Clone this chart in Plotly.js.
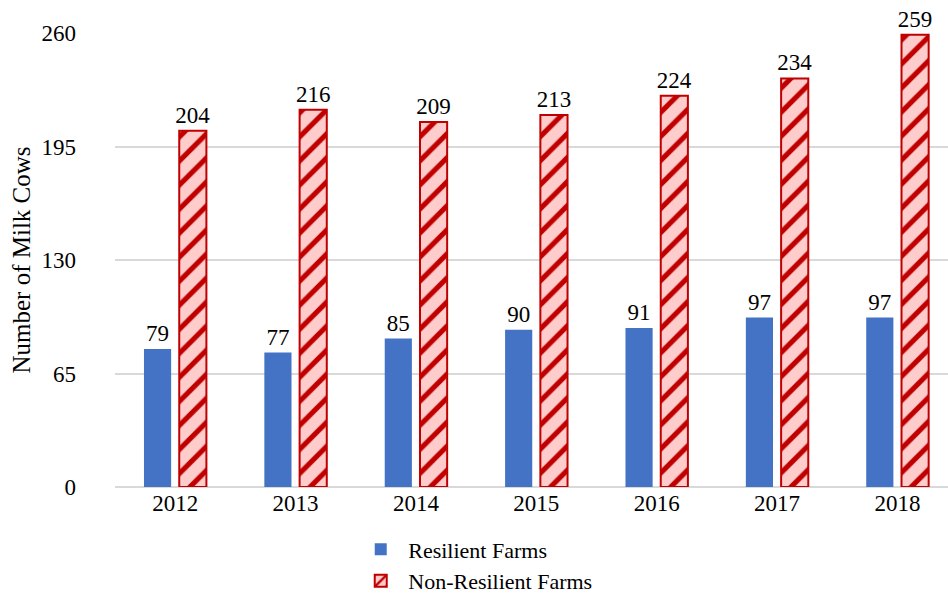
<!DOCTYPE html>
<html><head><meta charset="utf-8">
<script src="https://cdn.plot.ly/plotly-3.0.1.min.js"></script>
<style>html,body{margin:0;padding:0;background:#fff}#c{width:948px;height:595px}</style>
</head><body><div id="c"></div>
<script>
const years = ['2012','2013','2014','2015','2016','2017','2018'];
const resilient = [79, 77, 85, 90, 91, 97, 97];
const nonResilient = [204, 216, 209, 213, 224, 234, 259];
const yTicks = [0, 65, 130, 195, 260];

const FAM = 'Liberation Serif';
const f = (s) => ({family: FAM, size: s, color: '#000'});
const traces = [
  {type: 'bar', name: 'Resilient Farms', x: years, y: resilient,
   marker: {color: '#4472c4'}, text: resilient.map(String), textposition: 'outside',
   textfont: f(23), outsidetextfont: f(23), constraintext: 'none', cliponaxis: false},
  {type: 'bar', name: 'Non-Resilient Farms', x: years, y: nonResilient,
   marker: {color: '#ffcccc', line: {color: '#c00000', width: 2},
            pattern: {shape: '/', fgcolor: '#c00000', bgcolor: '#ffcccc', size: 17, solidity: 0.3, fillmode: 'replace'}},
   text: nonResilient.map(String), textposition: 'outside', textfont: f(23), outsidetextfont: f(23), constraintext: 'none', cliponaxis: false}
];
const layout = {
  width: 948, height: 595,
  margin: {l: 115, r: 0, t: 33, b: 108},
  paper_bgcolor: '#fff', plot_bgcolor: '#fff',
  font: f(23),
  barmode: 'group', bargap: 0.414, bargroupgap: 0.23,
  showlegend: true,
  legend: {orientation: 'v', x: 0.286, xanchor: 'left', yref: 'container', y: 0.112, yanchor: 'top',
           font: f(22), tracegroupgap: 0, itemwidth: 45},
  xaxis: {type: 'category', range: [-0.5, 6.42], showgrid: false, showline: false, ticks: '', tickfont: f(23), zeroline: false},
  yaxis: {range: [0, 260], tickvals: yTicks, ticktext: yTicks.map(String), showgrid: true, gridcolor: '#d9d9d9', gridwidth: 2,
          zeroline: true, zerolinecolor: '#d9d9d9', zerolinewidth: 2, showline: false, ticks: '', tickfont: f(23),
          ticklabelstandoff: 38,
          title: {text: 'Number of Milk Cows', font: f(25), standoff: 3}}
};
Plotly.newPlot('c', traces, layout, {displayModeBar: false});
</script></body></html>
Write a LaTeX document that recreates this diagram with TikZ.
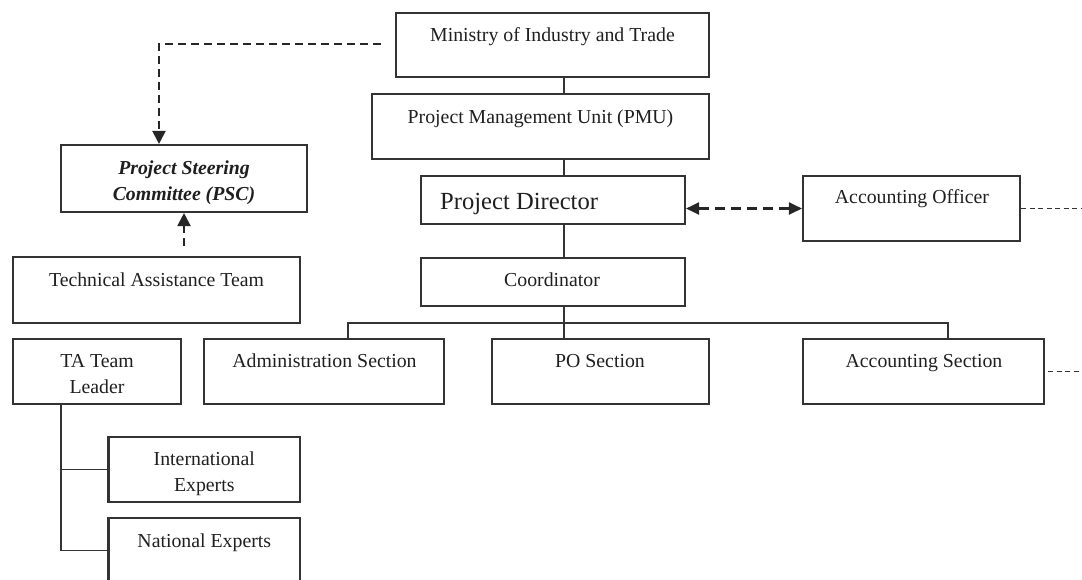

==*==

Transcribe all the data word for word; the images stay out.

*Solution for this task*
Clone this chart in Plotly.js.
<!DOCTYPE html>
<html><head><meta charset="utf-8">
<script src="https://cdn.plot.ly/plotly-3.0.1.min.js"></script>
<style>html,body{margin:0;padding:0;background:#fff}#c{width:948px;height:595px}</style>
</head><body><div id="c"></div>
<script>
const years = ['2012','2013','2014','2015','2016','2017','2018'];
const resilient = [79, 77, 85, 90, 91, 97, 97];
const nonResilient = [204, 216, 209, 213, 224, 234, 259];
const yTicks = [0, 65, 130, 195, 260];

const FAM = 'Liberation Serif';
const f = (s) => ({family: FAM, size: s, color: '#000'});
const traces = [
  {type: 'bar', name: 'Resilient Farms', x: years, y: resilient,
   marker: {color: '#4472c4'}, text: resilient.map(String), textposition: 'outside',
   textfont: f(23), outsidetextfont: f(23), constraintext: 'none', cliponaxis: false},
  {type: 'bar', name: 'Non-Resilient Farms', x: years, y: nonResilient,
   marker: {color: '#ffcccc', line: {color: '#c00000', width: 2},
            pattern: {shape: '/', fgcolor: '#c00000', bgcolor: '#ffcccc', size: 17, solidity: 0.3, fillmode: 'replace'}},
   text: nonResilient.map(String), textposition: 'outside', textfont: f(23), outsidetextfont: f(23), constraintext: 'none', cliponaxis: false}
];
const layout = {
  width: 948, height: 595,
  margin: {l: 115, r: 0, t: 33, b: 108},
  paper_bgcolor: '#fff', plot_bgcolor: '#fff',
  font: f(23),
  barmode: 'group', bargap: 0.414, bargroupgap: 0.23,
  showlegend: true,
  legend: {orientation: 'v', x: 0.286, xanchor: 'left', yref: 'container', y: 0.112, yanchor: 'top',
           font: f(22), tracegroupgap: 0, itemwidth: 45},
  xaxis: {type: 'category', range: [-0.5, 6.42], showgrid: false, showline: false, ticks: '', tickfont: f(23), zeroline: false},
  yaxis: {range: [0, 260], tickvals: yTicks, ticktext: yTicks.map(String), showgrid: true, gridcolor: '#d9d9d9', gridwidth: 2,
          zeroline: true, zerolinecolor: '#d9d9d9', zerolinewidth: 2, showline: false, ticks: '', tickfont: f(23),
          ticklabelstandoff: 38,
          title: {text: 'Number of Milk Cows', font: f(25), standoff: 3}}
};
Plotly.newPlot('c', traces, layout, {displayModeBar: false});
</script></body></html>
Write a LaTeX document that recreates this diagram with TikZ.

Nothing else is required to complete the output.